Of all the possible television channels available at my finger tips (iloveamerica), I am watching C-Span 2 right now. They are airing Monday’s American Library Association’s annual conference speaker, Irshad Manji, a Muslim journalist, filmmaker, and feminist. She is speaking about her life, her religion, and her coming to consciousness about women, injustice, inequality, and her own religion. She is electric. She wrote the book, “The Trouble with Islam Today: A Muslim’s Call for Reform in Her Faith.” She has written this amazing book (which I am just now putting on my Amazon wish list) and has had it translated into three languages: Urdu, Farsi, and Arabic so that young Muslims can have access to her ideas. In a little over a year, her Arabic manuscript available for free on her website in PDF has been downloaded over 200,000 times and has been read in underground circles among Muslim youths. It is available for free online because it can be downloaded and read privately and secretly, and in places like Iran, where the book is outright banned from being printed, Muslims who care to access Manji’s ideas can.

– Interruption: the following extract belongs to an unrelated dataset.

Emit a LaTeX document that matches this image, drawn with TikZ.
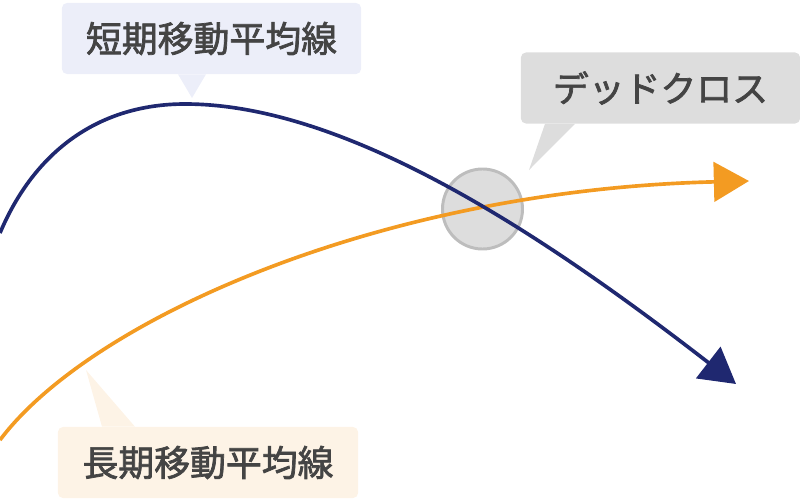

But during her talk today, Manji quoted Salman Rushdie. And what Rushdie said made me think about what I do as a daily writer, and how varied and meaningful the power of writing can be. Rushdie told Irshad Manji, “Whenever a writer puts out a thought, it can be disagreed with, disputed, [etc.] But it cannot be unthought. That is the permanent gift a writer gives to this world.”
This woman is incredible. I urge you to try to find information about her, try to find a video of her somewhere on the web because the way she speaks is so engaging and so human. I think she may be the first American Library Association speaker I have ever been able to sit through. I mean, it’s the Q&A and I am still seriously watching.